Omero o Mozart-Da Ponte per lei pari sono: del resto il suo maestro la faceva esercitare facendole “cuntare” la cena appena consumata…
«Ma mi ha fatto capire anche che prima di guidare una macchina bisogna avere la partente e poi se continui a studiare il codice della strada puoi anche permetterti una macchina più potente. Faccio un esempio: quando dovevo inaugurare il teatro comunale di Noto, pensavo di raccontare l’Iliade con i pupi ma prima di iniziare andai a prendere un gelato e mi sono fatto raccontare dalla gelataia il crollo della cattedrale di Noto. Lei mi disse che quel giorno la polvere alzata aveva coperto il cielo, evocò il disastro, mi raccontò che per terra c’erano occhi che guardavano, nasi , bocche, quelli dei santi caduti dagli affreschi. Questo racconto mi penetrò talmente nel cuore che quando salii sul palcoscenico iniziai parlando degli Achei prima dell’assedio di Troia ma poi feci una deviazione creando una fusione improvvisata col “cunto” della cattedrale crollata: ho mischiato una storia di tremila anni fa con una storia contemporanea. Questo per dire che come narratore io posso raccontare qualsiasi storia, ma la devo sentire, i testi me li devo cucire addosso».
E due personaggi epici dei giorni nostri come Falcone e Borsellino non sono materia da “cunto” con la loro storia di eroismo ai confini con le tragedie shakesperiane?
«Nel 1993, un anno dopo la strage di via D’Amelio, la signora Agnese Borsellino mi disse che il marito mi stimava e mi invitò a raccontare alcuni passi di un libro sul marito. Mi mise in crisi ma quando lessi il libro vidi che c’erano aneddoti riferiti dai fratelli e allora scattò qualcosa , mi ricordai della mia infanzia in quegli stessi luoghi, piazza Magione, via Vetriera, leggevo di Borsellino in bicicletta coi fratelli e mi rivedevo bambino anch’io sulla bici. E così quando salii sul palco del teatro Biondo, a Palermo, dissi che volevo raccontare la storia dell’infanzia di Paolo Borsellino perché quella era anche la mia infanzia».
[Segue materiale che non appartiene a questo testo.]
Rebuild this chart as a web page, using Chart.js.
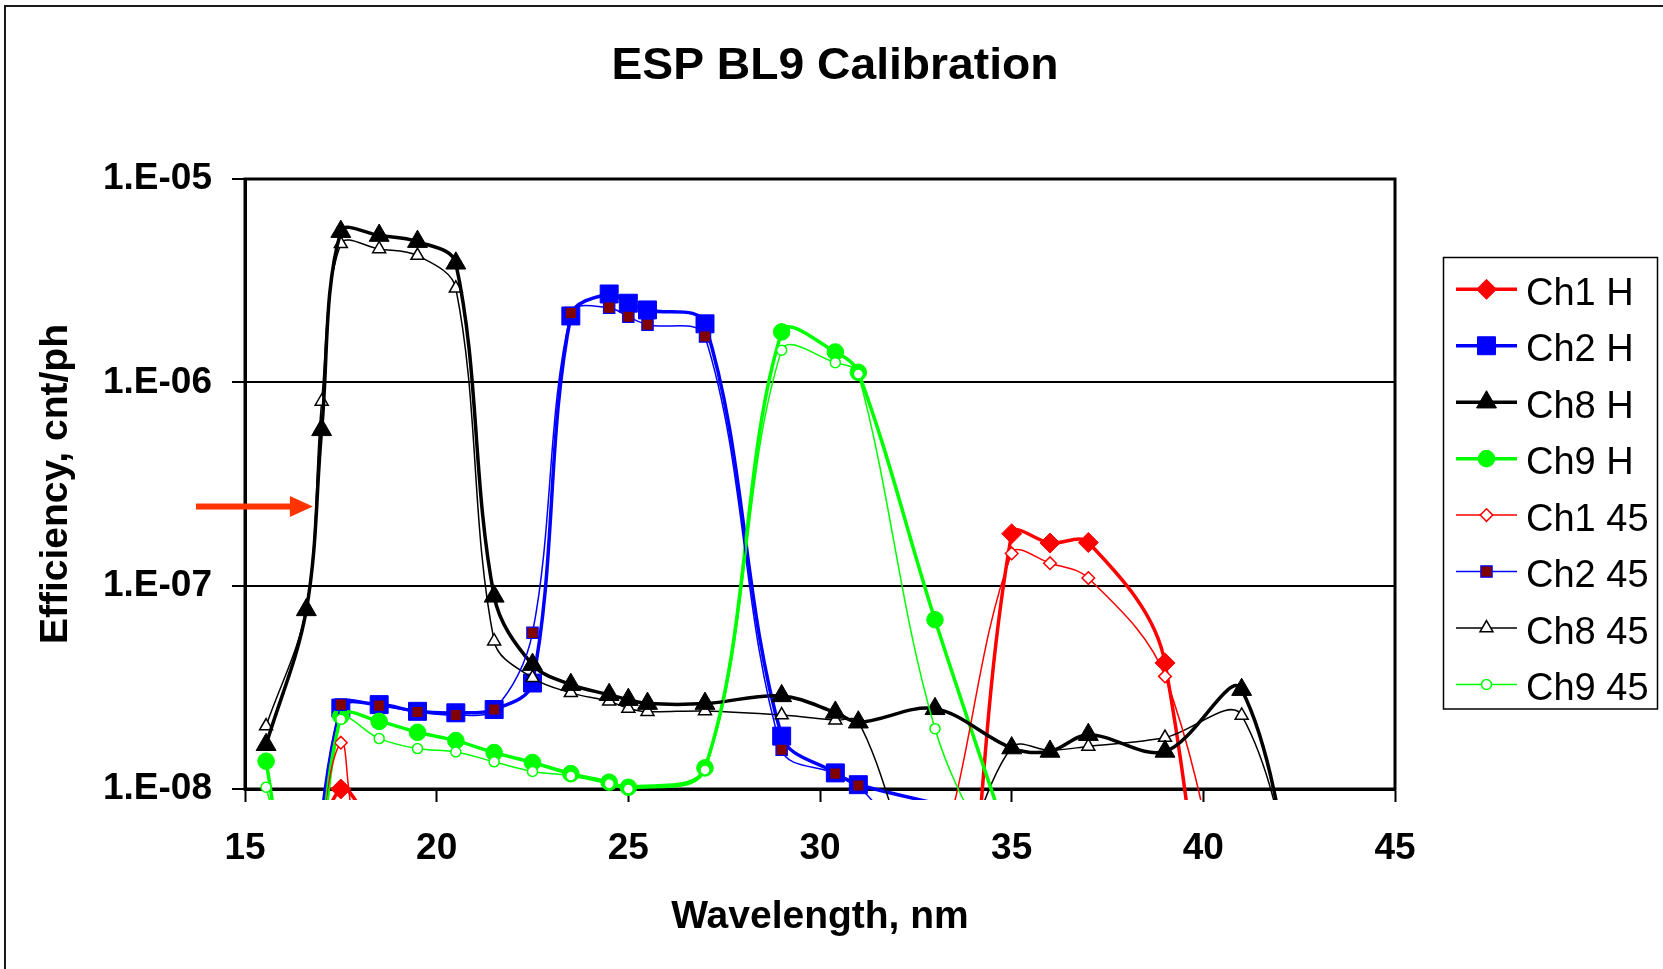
<!DOCTYPE html>
<html>
<head>
<meta charset="utf-8">
<script src="https://cdn.jsdelivr.net/npm/chart.js@4.4.1/dist/chart.umd.min.js"></script>
<style>
html,body{margin:0;padding:0;background:#fff;overflow:hidden}
#wrap{width:1663px;height:969px;position:relative}
canvas{display:block}
</style>
</head>
<body>
<div id="wrap"><canvas id="c" width="1663" height="969"></canvas></div>
<script>
// ---------- data ----------
const chartTitle = 'ESP BL9 Calibration';
const xAxisTitle = 'Wavelength, nm';
const yAxisTitle = 'Efficiency, cnt/ph';
const seriesNames = ['Ch1 H','Ch2 H','Ch8 H','Ch9 H','Ch1 45','Ch2 45','Ch8 45','Ch9 45'];

const wavelengths = [15.55, 16.6, 17, 17.5, 18.5, 19.5, 20.5, 21.5, 22.5, 23.5, 24.5, 25, 25.5, 27, 29, 30.4, 31, 33, 35, 36, 37, 39, 41, 43];

const ch1H  = [null, 3e-9, null, 1.0e-8, 6e-9, null, null, null, null, null, null, null, null, null, null, null, 5e-11, 1e-10, 1.8e-7, 1.62e-7, 1.63e-7, 4.17e-8, 1e-11, null];
const ch2H  = [null, 1.2e-9, null, 2.5e-8, 2.6e-8, 2.41e-8, 2.37e-8, 2.46e-8, 3.32e-8, 2.12e-6, 2.72e-6, 2.45e-6, 2.27e-6, 1.94e-6, 1.82e-8, 1.2e-8, 1.05e-8, null, 7e-9, null, null, null, null, null];
const ch8H  = [1.65e-8, 7.6e-8, 5.84e-7, 5.51e-6, 5.27e-6, 4.92e-6, 3.85e-6, 8.86e-8, 4.09e-8, 3.26e-8, 2.91e-8, 2.75e-8, 2.63e-8, 2.63e-8, 2.87e-8, 2.38e-8, 2.13e-8, 2.48e-8, 1.59e-8, 1.53e-8, 1.85e-8, 1.53e-8, 3.08e-8, 5e-10];
const ch9H  = [1.37e-8, 1e-9, null, 2.28e-8, 2.15e-8, 1.9e-8, 1.73e-8, 1.51e-8, 1.35e-8, 1.19e-8, 1.08e-8, 1.02e-8, null, 1.27e-8, 1.77e-6, 1.41e-6, 1.12e-6, 6.8e-8, 5e-9, null, null, null, null, null];
const ch1At45 = [null, 1.5e-9, null, 1.69e-8, 4e-9, null, null, null, null, null, null, null, null, null, null, null, 1e-9, 4e-9, 1.44e-7, 1.29e-7, 1.09e-7, 3.58e-8, 1e-9, null];
const ch2At45 = [null, 1.2e-9, null, 2.6e-8, 2.57e-8, 2.39e-8, 2.31e-8, 2.46e-8, 5.86e-8, 2.19e-6, 2.33e-6, 2.1e-6, 1.92e-6, 1.68e-6, 1.56e-8, 1.19e-8, 1.04e-8, 3.7e-9, null, null, null, null, null, null];
const ch8At45 = [2.04e-8, 7.8e-8, 8.05e-7, 4.8e-6, 4.53e-6, 4.2e-6, 2.9e-6, 5.33e-8, 3.52e-8, 2.97e-8, 2.7e-8, 2.49e-8, 2.4e-8, 2.42e-8, 2.31e-8, 2.18e-8, 2.14e-8, 3e-9, 1.6e-8, 1.55e-8, 1.62e-8, 1.79e-8, 2.3e-8, 8e-10];
const ch9At45 = [1.02e-8, 2e-9, null, 2.2e-8, 1.77e-8, 1.58e-8, 1.52e-8, 1.36e-8, 1.22e-8, 1.16e-8, 1.06e-8, 1.0e-8, null, 1.24e-8, 1.44e-6, 1.25e-6, 1.1e-6, 1.98e-8, 3e-9, null, null, null, null, null];

const xTickValues = [15, 20, 25, 30, 35, 40, 45];
const yTickValues = [1e-8, 1e-7, 1e-6, 1e-5];
const yTickLabels = ['1.E-08', '1.E-07', '1.E-06', '1.E-05'];

// arrow annotation, in data units
const arrowY = 2.45e-7;
const arrowFromX = 13.72;
const arrowToX = 16.77;

// ---------- styles ----------
const FONT = "'Liberation Sans', Arial, Helvetica, sans-serif";
const seriesData = [ch1H, ch2H, ch8H, ch9H, ch1At45, ch2At45, ch8At45, ch9At45];
// drawing rank: higher = drawn later (on top)
const drawRank = [0, 1, 5, 3, 4, 6, 2, 7];
const seriesStyles = [
  {color:'#FF0000', width:3.5, ps:'rectRot',  r:10,   fill:'#FF0000', border:'#FF0000', bw:1},
  {color:'#0000FF', width:3.5, ps:'rect',     r:12.7, fill:'#0000FF', border:'#0000FF', bw:1},
  {color:'#000000', width:3.5, ps:'triangle', r:11.5, fill:'#000000', border:'#000000', bw:1},
  {color:'#00FF00', width:3.5, ps:'circle',   r:8.3,  fill:'#00FF00', border:'#00FF00', bw:1},
  {color:'#FF0000', width:1.5, ps:'rectRot',  r:6.3,  fill:'#FFFFFF', border:'#FF0000', bw:1.5},
  {color:'#0000FF', width:1.5, ps:'rect',     r:8,    fill:'#800000', border:'#0000FF', bw:1.2},
  {color:'#000000', width:1.5, ps:'triangle', r:7.5,  fill:'#FFFFFF', border:'#000000', bw:1.5},
  {color:'#00FF00', width:1.5, ps:'circle',   r:5,    fill:'#FFFFFF', border:'#00FF00', bw:1.5}
];

const datasets = seriesData.map((arr, i) => {
  const s = seriesStyles[i];
  return {
    label: seriesNames[i],
    data: wavelengths.map((x, j) => ({x: x, y: arr[j]})),
    borderColor: s.color,
    backgroundColor: s.fill,
    borderWidth: s.width,
    pointStyle: s.ps,
    pointRadius: s.r,
    pointBackgroundColor: s.fill,
    pointBorderColor: s.border,
    pointBorderWidth: s.bw,
    pointHoverRadius: s.r,
    tension: 0.35,
    spanGaps: true,
    clip: {left: 0, top: 0, right: 0, bottom: 11},
    order: 7 - drawRank[i]
  };
});

function drawMarker(ctx, style, r, x, y) {
  ctx.beginPath();
  if (style === 'circle') {
    ctx.arc(x, y, r, 0, Math.PI * 2);
  } else if (style === 'rect') {
    const s = r * Math.SQRT1_2;
    ctx.rect(x - s, y - s, 2 * s, 2 * s);
  } else if (style === 'rectRot') {
    ctx.moveTo(x - r, y); ctx.lineTo(x, y - r); ctx.lineTo(x + r, y); ctx.lineTo(x, y + r);
    ctx.closePath();
  } else if (style === 'triangle') {
    const a = Math.sin(Math.PI * 2 / 3) * r, b = -Math.cos(Math.PI * 2 / 3) * r;
    ctx.moveTo(x, y - r); ctx.lineTo(x + a, y + b); ctx.lineTo(x - a, y + b);
    ctx.closePath();
  }
}

const framePlugin = {
  id: 'frame',
  beforeDraw(chart) {
    const ctx = chart.ctx;
    ctx.save();
    ctx.fillStyle = '#FFFFFF';
    ctx.fillRect(0, 0, chart.width, chart.height);
    ctx.strokeStyle = '#1a1a1a';
    ctx.lineWidth = 2;
    ctx.strokeRect(5, 6, chart.width + 50, chart.height + 50);
    ctx.restore();
  },
  beforeDatasetsDraw(chart) {
    const ctx = chart.ctx, a = chart.chartArea;
    ctx.save();
    ctx.strokeStyle = '#000';
    ctx.lineWidth = 3;
    ctx.strokeRect(a.left, a.top, a.right - a.left, a.bottom - a.top);
    ctx.restore();
  },
  afterDraw(chart) {
    const ctx = chart.ctx;
    const xs = chart.scales.x, ys = chart.scales.y;
    // title
    ctx.save();
    ctx.font = 'bold 44px ' + FONT;
    const tw = ctx.measureText(chartTitle).width;
    ctx.translate(835, 79);
    ctx.scale(447 / tw, 1);
    ctx.textAlign = 'center';
    ctx.textBaseline = 'alphabetic';
    ctx.fillStyle = '#000';
    ctx.fillText(chartTitle, 0, 0);
    ctx.restore();

    // legend
    ctx.save();
    ctx.strokeStyle = '#000';
    ctx.lineWidth = 1.5;
    ctx.strokeRect(1443.5, 257.5, 214, 451.5);
    ctx.font = '38px ' + FONT;
    ctx.textAlign = 'left';
    ctx.textBaseline = 'alphabetic';
    seriesNames.forEach((name, i) => {
      const s = seriesStyles[i];
      const yy = 289.3 + i * 56.45;
      ctx.strokeStyle = s.color;
      ctx.lineWidth = s.width;
      ctx.beginPath();
      ctx.moveTo(1456, yy); ctx.lineTo(1517, yy);
      ctx.stroke();
      drawMarker(ctx, s.ps, s.r, 1486.5, yy);
      ctx.fillStyle = s.fill;
      ctx.fill();
      ctx.strokeStyle = s.border;
      ctx.lineWidth = s.bw;
      ctx.stroke();
      ctx.fillStyle = '#000';
      ctx.fillText(name, 1526, yy + 15.5);
    });
    ctx.restore();

    // arrow
    const ax0 = xs.getPixelForValue(arrowFromX);
    const ax1 = xs.getPixelForValue(arrowToX);
    const ay = ys.getPixelForValue(arrowY);
    ctx.save();
    ctx.fillStyle = '#FF3300';
    ctx.fillRect(ax0, ay - 3, (ax1 - 22) - ax0, 6);
    ctx.beginPath();
    ctx.moveTo(ax1, ay);
    ctx.lineTo(ax1 - 23, ay - 10.5);
    ctx.lineTo(ax1 - 23, ay + 10.5);
    ctx.closePath();
    ctx.fill();
    ctx.restore();
  }
};

const tickFont = {family: FONT, size: 37, weight: 'bold'};
const titleFont = {family: FONT, size: 39, weight: 'bold'};

new Chart(document.getElementById('c').getContext('2d'), {
  type: 'line',
  data: {datasets: datasets},
  options: {
    responsive: false,
    animation: false,
    events: [],
    devicePixelRatio: 1,
    layout: {padding: {top: 179, left: 0, right: 268, bottom: 0}},
    elements: {line: {capBezierPoints: false}},
    plugins: {legend: {display: false}, title: {display: false}, tooltip: {enabled: false}},
    scales: {
      x: {
        type: 'linear', min: 15, max: 45,
        afterBuildTicks: s => { s.ticks = xTickValues.map(v => ({value: v})); },
        afterFit: s => { s.height = 180; },
        ticks: {font: tickFont, color: '#000', padding: 25, maxRotation: 0, autoSkip: false},
        grid: {drawOnChartArea: false, drawTicks: true, tickLength: 13, tickWidth: 2, tickColor: '#000', color: '#000'},
        border: {display: true, color: '#000', width: 3},
        title: {display: true, text: xAxisTitle, font: titleFont, color: '#000', padding: {top: 0, bottom: 28}}
      },
      y: {
        type: 'logarithmic', min: 1e-8, max: 1e-5,
        afterBuildTicks: s => { s.ticks = yTickValues.map(v => ({value: v})); },
        afterFit: s => { s.width = 245; },
        ticks: {
          font: tickFont, color: '#000', padding: 20, autoSkip: false,
          callback: (v) => { const k = yTickValues.findIndex(t => Math.abs(t - v) / t < 1e-6); return k >= 0 ? yTickLabels[k] : ''; }
        },
        grid: {color: '#000', lineWidth: 2, drawTicks: true, tickLength: 13, tickWidth: 2, tickColor: '#000'},
        border: {display: true, color: '#000', width: 3},
        title: {display: true, text: yAxisTitle, font: titleFont, color: '#000', padding: {top: 33, bottom: 0}}
      }
    }
  },
  plugins: [framePlugin]
});
</script>
</body>
</html>
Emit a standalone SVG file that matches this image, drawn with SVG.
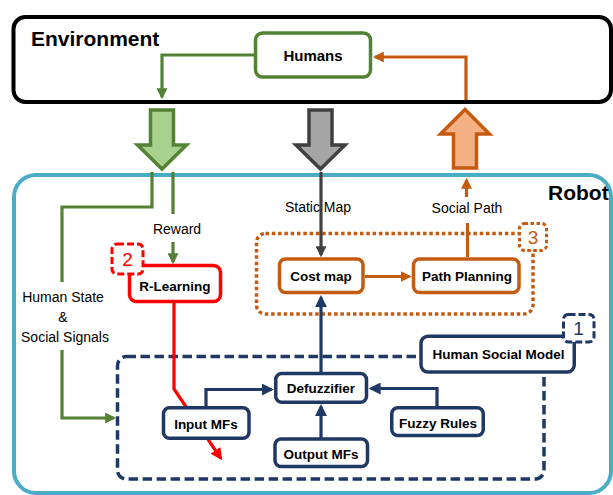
<svg xmlns="http://www.w3.org/2000/svg" width="613" height="495" viewBox="0 0 613 495">
<style>
text{font-family:"Liberation Sans",Arial,sans-serif;fill:#000}
.title{font-size:21px;font-weight:bold}
.node{font-size:13.5px;font-weight:bold;text-anchor:middle}
.lbl{font-size:14px;text-anchor:middle}
.badge{font-size:19px;text-anchor:middle}
.box{fill:#fff;stroke-width:3.5}
.g{stroke:#548235}.o{stroke:#C55A11}.r{stroke:#FF0000}.n{stroke:#1F3864}.k{stroke:#404040}
.ln{fill:none;stroke-width:3.2}
</style>
<defs>
<marker id="ag" viewBox="0 0 10 10" refX="8" refY="5" markerWidth="11" markerHeight="11" markerUnits="userSpaceOnUse" orient="auto"><path d="M0,0 L10,5 L0,10 z" fill="#548235"/></marker>
<marker id="ao" viewBox="0 0 10 10" refX="8" refY="5" markerWidth="11" markerHeight="11" markerUnits="userSpaceOnUse" orient="auto"><path d="M0,0 L10,5 L0,10 z" fill="#C55A11"/></marker>
<marker id="ak" viewBox="0 0 10 10" refX="8" refY="5" markerWidth="11" markerHeight="11" markerUnits="userSpaceOnUse" orient="auto"><path d="M0,0 L10,5 L0,10 z" fill="#404040"/></marker>
<marker id="an" viewBox="0 0 10 10" refX="8" refY="5" markerWidth="12" markerHeight="12" markerUnits="userSpaceOnUse" orient="auto"><path d="M0,0 L10,5 L0,10 z" fill="#1F3864"/></marker>
<marker id="ar" viewBox="0 0 10 10" refX="8" refY="5" markerWidth="12" markerHeight="12" markerUnits="userSpaceOnUse" orient="auto"><path d="M0,0 L10,5 L0,10 z" fill="#FF0000"/></marker>
</defs>
<rect width="613" height="495" fill="#fff"/>

<g id="robot">
<rect x="14" y="175" width="597" height="318" rx="22" fill="#fff" stroke="#4BACC6" stroke-width="4"/>
<text class="title" x="548" y="200">Robot</text>
</g>

<g id="environment">
<rect x="13.5" y="17" width="597.5" height="85" rx="12" fill="#fff" stroke="#000" stroke-width="4"/>
<text class="title" x="31" y="46">Environment</text>
</g>

<g id="block-arrows" stroke-width="3.5" stroke-linejoin="miter">
<path id="arrow-humanstate" d="M150.5,110 H173.5 V145 H186.5 L162,169 L137.5,145 H150.5 Z" fill="#A9D18E" stroke="#548235"/>
<path id="arrow-staticmap" d="M309,110 H332 V145 H345 L320.5,169 L296,145 H309 Z" fill="#A6A6A6" stroke="#404040"/>
<path id="arrow-socialpath" d="M453.5,168 H476.5 V134 H489.5 L465,109.5 L440.5,134 H453.5 Z" fill="#F4B183" stroke="#C55A11"/>
</g>

<g id="groups">
<rect id="group-fuzzy" x="117.5" y="356.5" width="426.5" height="122.5" rx="9" fill="none" stroke="#1F3864" stroke-width="3.5" stroke-dasharray="9.5 4.5"/>
<rect id="group-planning" x="256.5" y="233.5" width="276.5" height="80.5" rx="9" fill="none" stroke="#C55A11" stroke-width="3.5" stroke-dasharray="3.5 2.8"/>
</g>

<g id="connectors">
<path class="ln g" d="M255,55 H162 V97" marker-end="url(#ag)"/>
<path class="ln o" d="M466,100 V57 H375" marker-end="url(#ao)"/>
<path class="ln g" d="M152,172 V207 H62 V282"/>
<path class="ln g" d="M62,350 V418 H114" marker-end="url(#ag)"/>
<path class="ln g" d="M173,172 V214"/>
<path class="ln g" d="M173,242 V262" marker-end="url(#ag)"/>
<path class="ln r" d="M174,303 V389 L220.8,458.3" marker-end="url(#ar)"/>
<path class="ln k" d="M321,172 V255" marker-end="url(#ak)"/>
<path class="ln o" d="M365,276.5 H409.5" marker-end="url(#ao)"/>
<path class="ln o" d="M467.5,257 V223"/>
<path class="ln o" d="M466.5,197 V180" marker-end="url(#ao)"/>
<path class="ln n" d="M321,373 V297.5" marker-end="url(#an)"/>
<path class="ln n" d="M206,407 V389.5 H271.5" marker-end="url(#an)"/>
<path class="ln n" d="M321,439 V406.5" marker-end="url(#an)"/>
<path class="ln n" d="M437,407 V388.5 H371" marker-end="url(#an)"/>
</g>

<g id="labels">
<text class="lbl" x="177" y="234">Reward</text>
<text class="lbl" x="63" y="301.5">Human State</text>
<text class="lbl" x="63" y="321.5">&amp;</text>
<text class="lbl" x="65" y="341.5">Social Signals</text>
<text class="lbl" x="318" y="211.5">Static Map</text>
<text class="lbl" x="467" y="213">Social Path</text>
</g>

<g id="humans"><rect class="box g" x="255.5" y="33" width="115" height="44" rx="7"/><text class="node" style="font-size:15px" x="313" y="60.5">Humans</text></g>
<g id="r-learning"><rect class="box r" x="129.5" y="265.5" width="91" height="36" rx="7"/><text class="node" x="175" y="291">R-Learning</text></g>
<g id="cost-map"><rect class="box o" x="279.5" y="259" width="83.5" height="33.5" rx="6"/><text class="node" x="321" y="281">Cost map</text></g>
<g id="path-planning"><rect class="box o" x="413.5" y="259" width="105.5" height="33.5" rx="6"/><text class="node" x="467" y="281">Path Planning</text></g>
<g id="human-social-model"><rect class="box n" x="421" y="336.25" width="153.25" height="35.7" rx="7"/><text class="node" x="498.5" y="359.3">Human Social Model</text></g>
<g id="defuzzifier"><rect class="box n" x="275.75" y="373.5" width="90.75" height="28.75" rx="6"/><text class="node" x="321" y="393">Defuzzifier</text></g>
<g id="input-mfs"><rect class="box n" x="163.5" y="407.75" width="85.5" height="30.5" rx="6"/><text class="node" x="206" y="429">Input MFs</text></g>
<g id="output-mfs"><rect class="box n" x="275" y="439" width="92.5" height="27.5" rx="6"/><text class="node" x="321" y="458.5">Output MFs</text></g>
<g id="fuzzy-rules"><rect class="box n" x="391.75" y="407.75" width="91.5" height="27.8" rx="6"/><text class="node" x="438" y="427.7">Fuzzy Rules</text></g>

<g id="badge-2"><rect x="112" y="244" width="31" height="30" rx="5" fill="#fff" stroke="#FF0000" stroke-width="3" stroke-dasharray="7 3"/><text class="badge" x="127.5" y="266" style="fill:#FF0000">2</text></g>
<g id="badge-3"><rect x="519.5" y="223.5" width="27" height="27" rx="5" fill="#fff" stroke="#C55A11" stroke-width="3" stroke-dasharray="3.5 2.5"/><text class="badge" x="533" y="244" style="fill:#C55A11">3</text></g>
<g id="badge-1"><rect x="563.5" y="314.5" width="30.5" height="27.5" rx="5" fill="#fff" stroke="#1F3864" stroke-width="3" stroke-dasharray="7 3"/><text class="badge" x="578.5" y="335" style="fill:#1F3864">1</text></g>
</svg>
Nel suo repertorio c’è anche il “cunto” della morte del prefetto Carlo Alberto Dalla Chiesa, fuori campo, alla fine del film “Cento giorni a Palermo”: come nacque quell’esperienza?
«Quando il regista Giuseppe Ferrara mi chiese quel tipo di “cunto”, gli risposi che io ero abituato alla battaglia di Ronsisvalle e non un agguato mafioso con il kalashnikov .Poi da siciliano sentii che non potevo tirarmi indietro di fronte alla storia di un uomo che per servire lo Stato è venuto qui a farsi ammazzare».
Il cavallo di battaglia, però, resta il repertorio delle avventure di Orlando, Rinaldo e compagni: possiamo definire il ciclo carolingio come l’antenato delle serie tv?
«Assolutamente sì. Tra Sette e Ottocento il “cuntastorie” diceva
docu a lassamu e domani a cuntamu, lì la lasciamo e domani la raccontiamo, come dire arrivederci a domani. E più avanti quando finiva lo spettacolo, senza un finale, usciva in scena il cosiddetto pupo “per domani” che leggeva la sinossi del giorno dopo e diceva “per domani si rappresenterà il grande e spietato e terribile duello per amore di Angelica”. Sicuramente le telenovelas e poi le serie tv sono stati i continuatori di un mondo antico, ma nell’opera dei pupi c’era una cultura di fondo, quella dei viaggi, di mare e di terra, e quindi la geografia, si citava la Tartaria del Gran Khan, c’era la storia, c’era il culto della legalità, del rispetto verso la donna: mio padre quando un personaggio rapiva una donzella diceva al ladrone: “Nessuno ti ha insegnato che le donne non si sfiorano neppure come un fiore?”».